Any one of these belongs in a risk register. All three on the same dependency is not a foundation you can build a compliance program — or a company — on.

Meanwhile, capable AI quietly moved onto your device

While frontier access gets more concentrated and conditional, high-quality AI got small, cheap, and open enough to run on hardware you already own.

Open weights went credible. This month, JetBrains open-sourced Mellum2 — a 12B mixture-of-experts coding model — under the permissive Apache 2.0 license, free to self-host. It joins a deep bench: Qwen3, Google’s Gemma 3 (in sizes that run on a laptop, with long context and multimodal input), Meta’s Llama 3.3, and DeepSeek. For a large share of real tasks, “run it yourself” no longer means a meaningful quality drop.
The plumbing got trivial. Ollama, LM Studio, and llama.cpp — plus Apple’s MLX on Apple Silicon — turned self-hosting into a one-line install. A modern laptop, with 4-bit quantization, runs a genuinely capable model offline, with no API key and no per-token meter.
Apple made local-first mainstream — with a telling caveat. Apple Intelligence already runs on-device foundation models across roughly a billion devices, and those models are open to developers through its Foundation Models framework. Yet for its biggest swing — the rebuilt Siri unveiled at WWDC 2026 and shipping in iOS 27 this fall (opt-in beta) — Apple reached for a large custom cloud model to handle the hardest reasoning. That’s not a contradiction; it’s the thesis in miniature: local for the everyday, cloud for the heavy lifting.

Why this is a resilience story, not just a privacy one

The usual case for local AI is privacy and cost.

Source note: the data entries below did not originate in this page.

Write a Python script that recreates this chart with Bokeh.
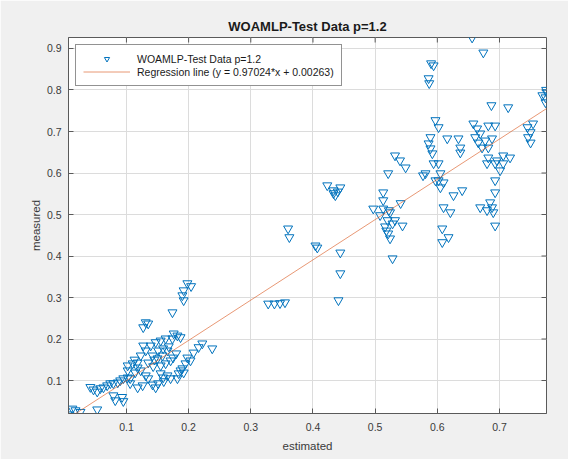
import math
from bokeh.plotting import figure
from bokeh.models import Range1d, FixedTicker, Legend, LegendItem
from bokeh.embed import file_html
from bokeh.resources import INLINE

title_text = "WOAMLP-Test Data p=1.2"
series_label = "WOAMLP-Test Data p=1.2"
line_label = "Regression line (y = 0.97024*x + 0.00263)"
slope = 0.97024
intercept = 0.00263

x_ticks = [0.1, 0.2, 0.3, 0.4, 0.5, 0.6, 0.7]
y_ticks = [0.1, 0.2, 0.3, 0.4, 0.5, 0.6, 0.7, 0.8, 0.9]
x_lo, x_hi = 0.0068, 0.7756
y_lo, y_hi = 0.0205, 0.9265

# low cluster
est_low = [0.007, 0.013, 0.018, 0.026, 0.053, 0.079, 0.082, 0.093, 0.095, 0.042, 0.047, 0.053,
           0.058, 0.063, 0.069, 0.074, 0.079, 0.086, 0.090, 0.095, 0.102, 0.102, 0.110, 0.118,
           0.198, 0.204, 0.192, 0.190, 0.192, 0.174, 0.131, 0.135, 0.127, 0.176, 0.182, 0.187,
           0.174, 0.222, 0.216, 0.238, 0.208, 0.198, 0.203, 0.195, 0.190, 0.192, 0.155, 0.159,
           0.166, 0.151, 0.147, 0.139, 0.147, 0.155, 0.163, 0.151, 0.159, 0.168, 0.142, 0.150,
           0.158, 0.166, 0.171, 0.135, 0.143, 0.155, 0.163, 0.131, 0.123, 0.127, 0.123, 0.131,
           0.114, 0.106, 0.135, 0.142, 0.126, 0.187, 0.184, 0.182, 0.102, 0.118, 0.106, 0.118,
           0.171, 0.160, 0.145, 0.175, 0.180, 0.113]
mea_low = [0.018, 0.032, 0.028, 0.024, 0.030, 0.064, 0.052, 0.060, 0.050, 0.084, 0.078, 0.073,
           0.081, 0.083, 0.088, 0.093, 0.093, 0.095, 0.100, 0.105, 0.107, 0.136, 0.141, 0.143,
           0.334, 0.327, 0.317, 0.305, 0.293, 0.264, 0.240, 0.237, 0.228, 0.213, 0.208, 0.204,
           0.201, 0.189, 0.180, 0.177, 0.167, 0.155, 0.148, 0.141, 0.129, 0.119, 0.117, 0.107,
           0.112, 0.093, 0.083, 0.184, 0.192, 0.196, 0.201, 0.172, 0.177, 0.182, 0.160, 0.153,
           0.160, 0.172, 0.148, 0.143, 0.134, 0.136, 0.141, 0.172, 0.160, 0.184, 0.124, 0.112,
           0.119, 0.105, 0.105, 0.090, 0.088, 0.124, 0.117, 0.105, 0.124, 0.131, 0.093, 0.083,
           0.105, 0.098, 0.150, 0.155, 0.165, 0.150]

# middle cluster
est_mid = [0.328, 0.338, 0.347, 0.355, 0.360, 0.362, 0.404, 0.407, 0.423, 0.433, 0.444, 0.436,
           0.433, 0.440, 0.444, 0.444, 0.441, 0.497, 0.513, 0.513, 0.541, 0.513, 0.524, 0.520,
           0.528, 0.544, 0.521, 0.524, 0.532, 0.508, 0.516, 0.522, 0.518, 0.528, 0.521, 0.532,
           0.540, 0.549]
mea_mid = [0.285, 0.285, 0.286, 0.288, 0.466, 0.445, 0.425, 0.420, 0.570, 0.551, 0.565, 0.546,
           0.558, 0.555, 0.408, 0.358, 0.293, 0.514, 0.553, 0.534, 0.527, 0.514, 0.505, 0.486,
           0.478, 0.473, 0.454, 0.442, 0.486, 0.498, 0.471, 0.510, 0.461, 0.394, 0.599, 0.642,
           0.630, 0.613]

# high cluster
est_high = [0.656, 0.674, 0.590, 0.594, 0.586, 0.587, 0.687, 0.714, 0.776, 0.774, 0.774, 0.769,
            0.775, 0.597, 0.602, 0.589, 0.586, 0.589, 0.616, 0.634, 0.637, 0.658, 0.664, 0.669,
            0.661, 0.666, 0.682, 0.693, 0.688, 0.682, 0.745, 0.754, 0.750, 0.746, 0.750, 0.706,
            0.717, 0.592, 0.594, 0.602, 0.605, 0.602, 0.610, 0.605, 0.577, 0.626, 0.640, 0.610,
            0.621, 0.608, 0.618, 0.608, 0.680, 0.696, 0.706, 0.701, 0.693, 0.693, 0.669, 0.680,
            0.688, 0.690, 0.685, 0.693, 0.637, 0.581, 0.597, 0.677, 0.672, 0.682, 0.693]
mea_high = [0.926, 0.890, 0.864, 0.859, 0.828, 0.816, 0.763, 0.758, 0.794, 0.782, 0.770, 0.787,
            0.800, 0.727, 0.710, 0.686, 0.671, 0.659, 0.683, 0.683, 0.661, 0.719, 0.707, 0.695,
            0.686, 0.673, 0.714, 0.714, 0.683, 0.661, 0.710, 0.719, 0.698, 0.686, 0.673, 0.642,
            0.637, 0.647, 0.623, 0.623, 0.599, 0.582, 0.577, 0.565, 0.594, 0.546, 0.558, 0.517,
            0.505, 0.466, 0.445, 0.433, 0.623, 0.630, 0.623, 0.606, 0.582, 0.553, 0.517, 0.510,
            0.517, 0.505, 0.529, 0.473, 0.649, 0.599, 0.582, 0.678, 0.661, 0.637, 0.623]

estimated = est_low + est_mid + est_high
measured = mea_low + mea_mid + mea_high

FONT = "Liberation Sans"
TXT = "#3a3a3a"
AX = "#5a5a5a"

p = figure(width=568, height=459, output_backend="svg", toolbar_location=None,
           x_range=Range1d(x_lo, x_hi), y_range=Range1d(y_lo, y_hi),
           min_border_left=68, min_border_right=22, min_border_top=37, min_border_bottom=46,
           background_fill_color="white", border_fill_color="#f0f0f0",
           outline_line_color=AX, outline_line_width=1)

p.title.text = title_text
p.title.align = "center"
p.title.text_font = FONT
p.title.text_font_size = "13px"
p.title.text_font_style = "bold"
p.title.text_color = "#1a1a1a"
p.title.standoff = 8

for ax in p.xaxis:
    ax.ticker = FixedTicker(ticks=x_ticks)
for ax in p.yaxis:
    ax.ticker = FixedTicker(ticks=y_ticks)

for ax in p.axis:
    ax.major_tick_in = 5
    ax.major_tick_out = 0
    ax.minor_tick_line_color = None
    ax.axis_line_color = AX
    ax.major_tick_line_color = AX
    ax.major_label_text_font = FONT
    ax.major_label_text_font_size = "10.5px"
    ax.major_label_text_color = TXT
    ax.axis_label_text_font = FONT
    ax.axis_label_text_font_size = "11.5px"
    ax.axis_label_text_font_style = "normal"
    ax.axis_label_text_color = TXT

p.xaxis.axis_label = "estimated"
p.yaxis.axis_label = "measured"
p.xaxis.major_label_standoff = 9
p.yaxis.major_label_standoff = 7
p.xaxis.axis_label_standoff = 6
p.yaxis.axis_label_standoff = 2

p.xgrid.ticker = FixedTicker(ticks=x_ticks)
p.ygrid.ticker = FixedTicker(ticks=y_ticks)
p.grid.grid_line_color = "#dcdcdc"
p.grid.grid_line_width = 1

# inward ticks on the top and right edges of the box (half of each dash is clipped by the frame)
p.scatter(x_ticks, [y_hi] * len(x_ticks), marker="dash", angle=math.pi / 2, size=10,
          line_color=AX, line_width=1)
p.scatter([x_hi] * len(y_ticks), y_ticks, marker="dash", size=10,
          line_color=AX, line_width=1)

reg_x = [min(estimated), max(estimated)]
reg_y = [slope * v + intercept for v in reg_x]

pts = p.scatter(estimated, measured, marker="inverted_triangle", size=9,
                line_color="#0072BD", line_width=1, fill_color=None)
ln = p.line(reg_x, reg_y, line_color="#D95319", line_alpha=0.6, line_width=1)

legend = Legend(items=[LegendItem(label=series_label, renderers=[pts]),
                       LegendItem(label=line_label, renderers=[ln])],
                location="top_left", margin=7, padding=7, spacing=0,
                glyph_width=47, glyph_height=13, label_standoff=7,
                label_text_font=FONT, label_text_font_size="10.5px", label_text_color="#1a1a1a",
                border_line_color="#262626", border_line_width=1,
                background_fill_color="white", background_fill_alpha=1)
p.add_layout(legend)

open("out.html", "w").write(file_html(p, INLINE))
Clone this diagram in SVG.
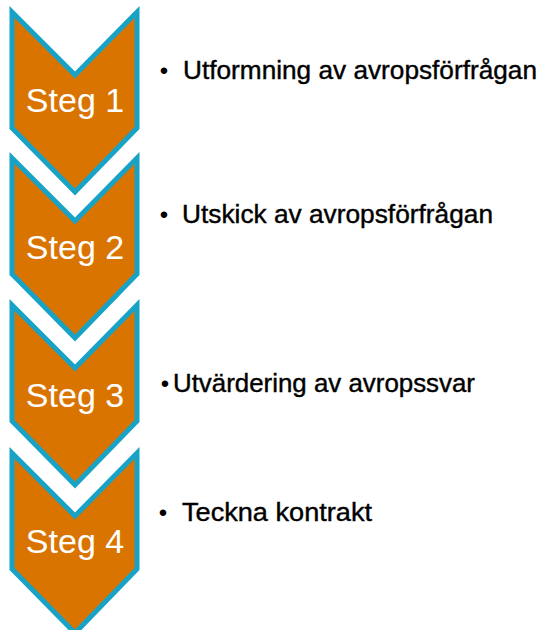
<svg xmlns="http://www.w3.org/2000/svg" width="540" height="630" viewBox="0 0 540 630">
  <defs>
    <style>
      .chev { fill: #DA7400; stroke: #18A2C6; stroke-width: 5; stroke-linejoin: miter; }
      .step { font-family: "Liberation Sans", Arial, sans-serif; font-size: 34px; fill: #FFFFFF; text-anchor: middle; }
      .item { font-family: "Liberation Sans", Arial, sans-serif; font-size: 26px; fill: #000000; stroke: #000000; stroke-width: 0.4; }
      .bullet { font-family: "Liberation Sans", Arial, sans-serif; font-size: 24px; fill: #000000; text-anchor: middle; }
    </style>
    <path id="chevShape" d="M12,12 L75,75 L137,12 L137,128 L75,192 L12,128 Z"/>
  </defs>
  <rect width="540" height="630" fill="#FFFFFF"/>

  <g id="step1">
    <use href="#chevShape" class="chev"/>
    <text class="step" x="75" y="112">Steg 1</text>
    <text class="bullet" x="164" y="79">•</text>
    <text class="item" x="183" y="79" textLength="354" lengthAdjust="spacingAndGlyphs">Utformning av avropsförfrågan</text>
  </g>

  <g id="step2" transform="translate(0,146)">
    <use href="#chevShape" class="chev"/>
    <text class="step" x="75" y="113">Steg 2</text>
  </g>
  <g id="item2">
    <text class="bullet" x="164" y="223">•</text>
    <text class="item" x="182" y="223" textLength="311" lengthAdjust="spacingAndGlyphs">Utskick av avropsförfrågan</text>
  </g>

  <g id="step3" transform="translate(0,293)">
    <use href="#chevShape" class="chev"/>
    <text class="step" x="75" y="114">Steg 3</text>
  </g>
  <g id="item3">
    <text class="bullet" x="165" y="392">•</text>
    <text class="item" x="173" y="392" textLength="302" lengthAdjust="spacingAndGlyphs">Utvärdering av avropssvar</text>
  </g>

  <g id="step4" transform="translate(0,441)">
    <use href="#chevShape" class="chev"/>
    <text class="step" x="75" y="112">Steg 4</text>
  </g>
  <g id="item4">
    <text class="bullet" x="163" y="521">•</text>
    <text class="item" x="182" y="521" textLength="190" lengthAdjust="spacingAndGlyphs">Teckna kontrakt</text>
  </g>
</svg>
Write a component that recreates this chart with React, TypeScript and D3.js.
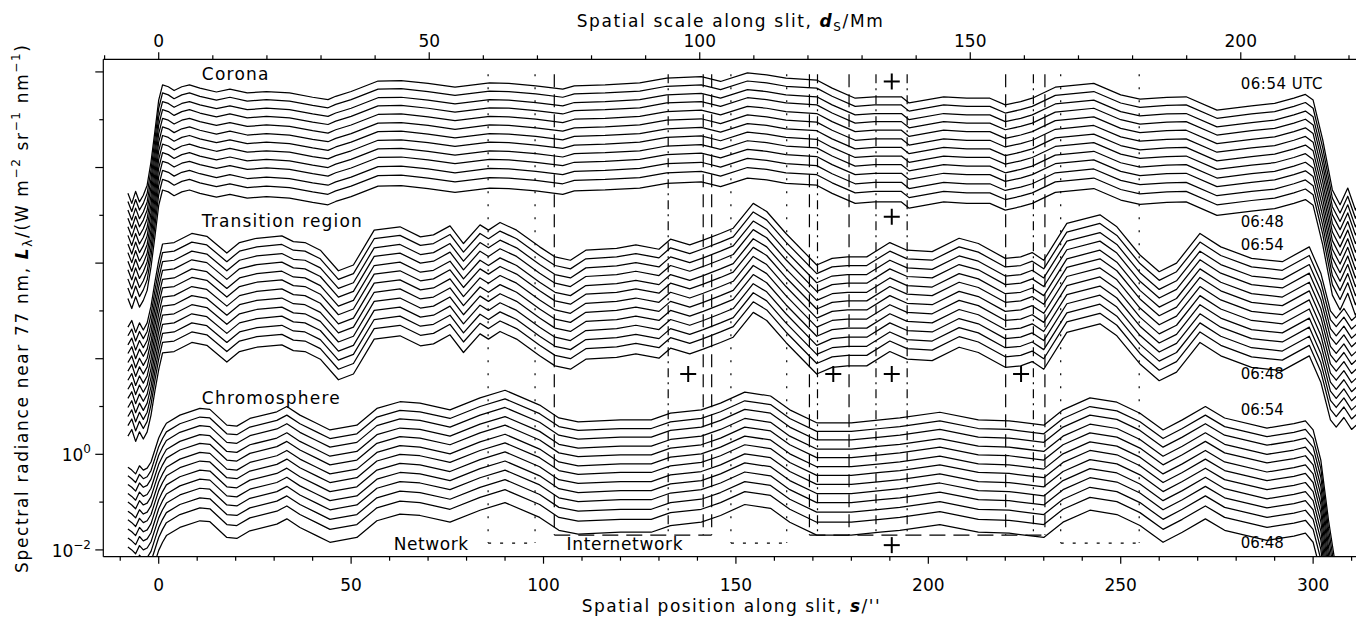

Both are real. But the Fable shutdown reframes it as something a security or GRC leader cares about more: resilience and control. When the model runs on your device or your own infrastructure:

The data never leaves it. Privacy, data residency, and a large class of compliance obligations are solved by architecture — not by a vendor’s terms of service or a DPA you have to trust. A clinic can run a model over patient data; a defense supplier can use AI without controlled information leaving the building.
It can’t be revoked out from under you. No letter, price hike, region block, or deprecation notice takes it away mid-project. Your baseline capability is yours.
Vendor concentration risk drops. You’re no longer one policy change away from an outage you can’t fix.

This is the same principle I design my own products around: the assessment tools I build keep regulated data entirely on the user’s machine, precisely so nothing can be exfiltrated — or switched off.

What used to be a niche requirement for regulated industries is becoming a mainstream expectation.

What I’d actually do

This isn’t “abandon the cloud.” Frontier models are extraordinary, and for genuinely massive jobs you’ll still reach for one. The move is to stop treating a remote model as your only option:

Individuals and small teams: install Ollama, pull a model like Gemma 3 or Qwen3, and run your everyday tasks locally. Keep a cloud subscription for the heavy lifting, not the basics.
Regulated organizations: put “model-access revocation / region lock” in your risk register alongside your other third-party dependencies, and stand up a local/open-weight option for anything touching sensitive data. Treat it as business continuity.
Builders: design so your product degrades gracefully — a local model as the floor, a cloud model as the ceiling. If your roadmap assumes a specific remote model will always be available to everyone, last week showed why that’s fragile.

The bet

The era where the best AI meant the biggest monthly bill — or the right passport — is ending. What replaces it looks more like how computing is supposed to work: capable, private, resilient, and yours.

Local by default. Cloud for the heavy lifting. But own your baseline.

The companies that win the next phase won’t be whoever has the largest model. They’ll be whoever makes a good model effortless to run on infrastructure you control, with your data staying exactly where you put it.

— Jasvant Singh Dosanjh. I build local-first, privacy-respecting security & compliance software at Dosanjh Labs.